Jack Scovil was interested in my mystery novel (which I’ve shelved for now) but never responded even though he had invited me to submit.  He wasn’t at all interested in a novel set in Afghanistan.

Verna Dreisbach said she’d look at three sample chapters if I cut 30,000 words off the novel.  I spent three torturous months slicing it down, but she still rejected it.  What did I expect from an ex-cop who says on her website that she’s the editor of Why We Ride: Women Writers and the Horses in their Lives?
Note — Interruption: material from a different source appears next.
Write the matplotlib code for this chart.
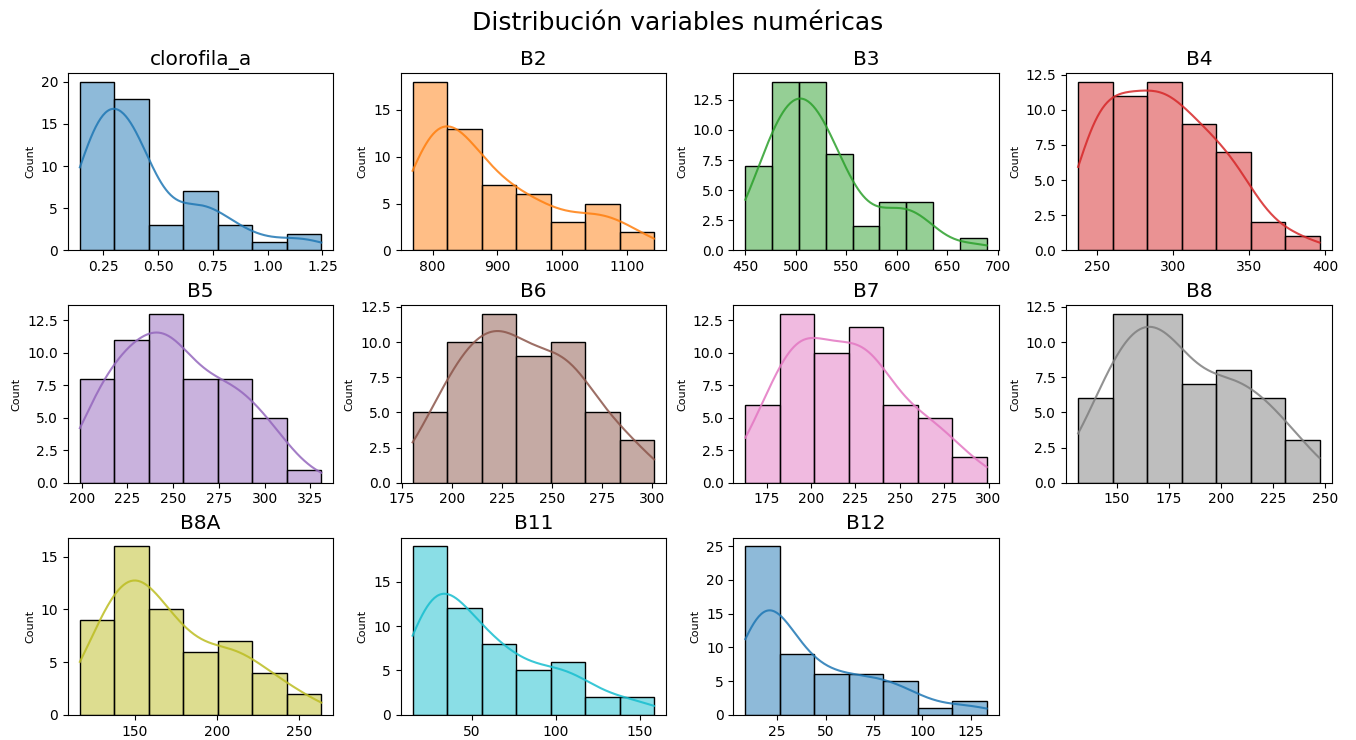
import numpy as np
import pandas as pd
import matplotlib
matplotlib.use('Agg')
import matplotlib.pyplot as plt
import seaborn as sns

# conteos por bin de cada variable (n = 54)
variables = ['clorofila_a', 'B2', 'B3', 'B4', 'B5', 'B6', 'B7', 'B8', 'B8A', 'B11', 'B12']
rangos = [(0.143, 1.245), (769, 1142), (450, 689), (237.7, 396.3), (199, 331),
          (180.3, 301), (163, 299), (131.3, 247.3), (116.5, 263.6), (14.6, 158.3), (8.6, 133.3)]
conteos = [
    [20, 18, 3, 7, 3, 1, 2],
    [18, 13, 7, 6, 3, 5, 2],
    [7, 14, 14, 8, 2, 4, 4, 0, 1],
    [12, 11, 12, 9, 7, 2, 1],
    [8, 11, 13, 8, 8, 5, 1],
    [5, 10, 12, 9, 10, 5, 3],
    [6, 13, 10, 12, 6, 5, 2],
    [6, 12, 12, 7, 8, 6, 3],
    [9, 16, 10, 6, 7, 4, 2],
    [19, 12, 8, 5, 6, 2, 2],
    [25, 9, 6, 6, 5, 1, 2],
]

colores = plt.rcParams['axes.prop_cycle'].by_key()['color']


def kde_pesos(centros, pesos, grid):
    # gaussian kde ponderado con factor de Scott
    n = pesos.sum()
    media = np.average(centros, weights=pesos)
    std = np.sqrt(np.average((centros - media) ** 2, weights=pesos))
    bw = std * n ** (-1 / 5)
    dens = np.zeros_like(grid)
    for c, w in zip(centros, pesos):
        dens += w * np.exp(-0.5 * ((grid - c) / bw) ** 2)
    return dens / (n * bw * np.sqrt(2 * np.pi))


fig, axes = plt.subplots(3, 4, figsize=(13.56, 7.4), dpi=100)
fig.subplots_adjust(left=0.05, right=0.982, top=0.901, bottom=0.034,
                    wspace=0.253, hspace=0.31)
fig.suptitle('Distribución variables numéricas', fontsize=18, y=0.985)

for i, (var, (lo, hi), cnt) in enumerate(zip(variables, rangos, conteos)):
    ax = axes.flat[i]
    cnt = np.array(cnt, dtype=float)
    bordes = np.linspace(lo, hi, len(cnt) + 1)
    centros = (bordes[:-1] + bordes[1:]) / 2
    df = pd.DataFrame({var: centros, 'n': cnt})
    color = colores[i % 10]
    sns.histplot(data=df, x=var, weights='n', bins=len(cnt), binrange=(lo, hi),
                 color=color, alpha=0.5, ax=ax)
    grid = np.linspace(lo, hi, 200)
    ancho = bordes[1] - bordes[0]
    ax.plot(grid, kde_pesos(centros, cnt, grid) * cnt.sum() * ancho, color=color,
            lw=1.5, alpha=0.85)
    ax.set_title(var, fontsize=14.5)
    ax.set_ylabel('Count', fontsize=8)
    ax.set_xlabel('')
    ax.tick_params(labelsize=10)

axes.flat[-1].axis('off')

plt.savefig('out.png')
My novel is just not going to excite her.

Stacia Decker of the Donald Mass agency wins the prize for asking the most intelligent questions about the novel.  After careful deliberation during the interview, she invited me to submit the first ten pages.  But she also set me up for the rejection that followed two months later.  She asked me how many agents I’d pitched this novel to, and when I said ten she shook her head.  “You’ve hardly dipped your toe in the water then.”

Which brings me back to publishing online.  An agency takes 15% of the meager royalties a publisher will pay to most first time novelists.  They’re great at vetting contracts with publishers, but what if a writer decides to go without a publisher?  No agent required.  I know that going without a publisher or an agent (the 20th century model) is controversial.  A couple of writers and my editor have already encouraged me not to give up on traditional publishing, but we’re in a new world with e-publishing.  Maybe I’ll have to eat my words.  That’s what’s fun about publishing right now.  No one really knows where it’s going.